Erinnern

«Vaters Aktentasche» ist ein Versuch des Erinnerns, was durch mehrere Fluchten und die Jahre erschwert ist.

 

Der Schauspielerin Nikola Weisse würde man selbst beim Stricken liebend gerne stundenlang zusehen. Ihre Spurensuche nach der eigenen Familiengeschichte, über siebzig Jahre nach der ersten Flucht vor den heranrückenden Russen aus Belgard (heute Bialogard), wird in der Inszenierung von Manuel Bürgin zu einem universellen Stück über das Dasein. Und ein humanitärer Appell. Aus drei Lautsprecherstelen sprechen drei ihrer älteren Geschwister und widersprechen ihrer eigenen Lesart teils vehement. Die wenigen Überbleibsel in der titelgebenden Aktentasche ergeben für sich allein ein zu wenig deutliches Bild. Ein auf 1991 zurückgehender späterer Augenschein am Geburtsort und den Plätzen der Kinderjahre entlarven für sakrosankt gehaltene Gewissheit als Irrtümer. Die Parteizugehörigkeit des kindlich angehimmelten Vaters wird rasch erwähnt und beiseite geschoben. Er wurde später Entnazifiziert, basta. Der Wille, sich zu erinnern, benötigt auch Courage. Die vielschichtigen Auseinandersetzungen in dieser szenischen Recherche sind für das Publikum weniger schmerzlich als vielmehr erhellend. Ein mitten in den Kriegsjahren geborener Spross einer Familie des Tätervolkes muss letztlich dreimal fliehen, immer steht das Überleben auf dem Spiel.

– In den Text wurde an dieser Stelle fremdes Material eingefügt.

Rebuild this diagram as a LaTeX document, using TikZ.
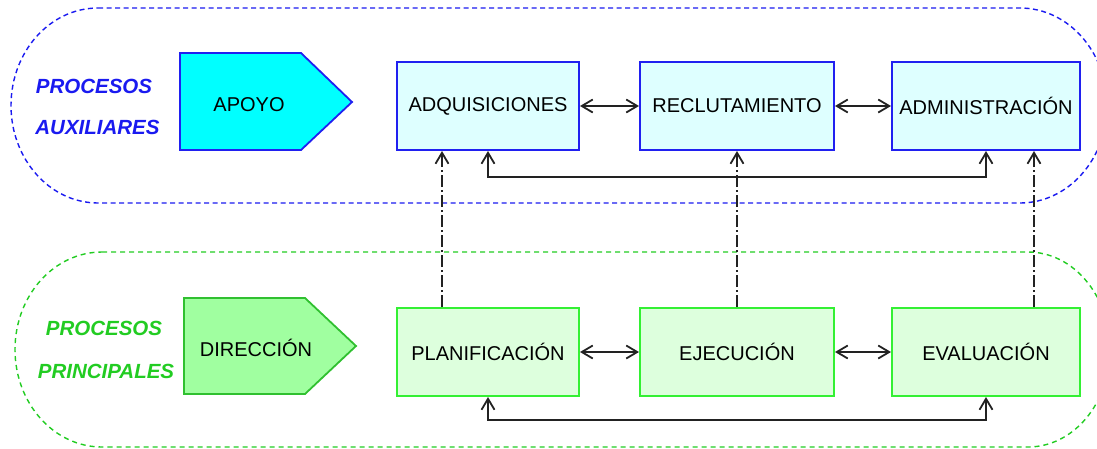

Das damals kleine Kind ist noch mehr auf andere angewiesen als die Erwachsenen. Wer sich der aktuellen Realität nicht komplett verschliesst, beginnt sich automatisch zu hintersinnen. Was masst sich ein Teil von uns an, Fluchtgründe als ‹berechtigt› und andere als ‹taktisch› voneinander zu separieren, wenn Bomben auf alle fallen? Dank der einnehmenden Präsenz von Nikola Weisse erhält der Abend auch eine Stütze namens Witz, was es ungemein erleichtert, den Fokus vom Einzelfall zum grossen Ganzen überzulenken, woraus sich im Idealfall eine Demut entwickelt – und eine Dankbarkeit, per Zufall nicht davon betroffen zu sein. froh.

 

«Vaters Aktentasche», bis 26.10., Theater Winkelwiese, Zürich.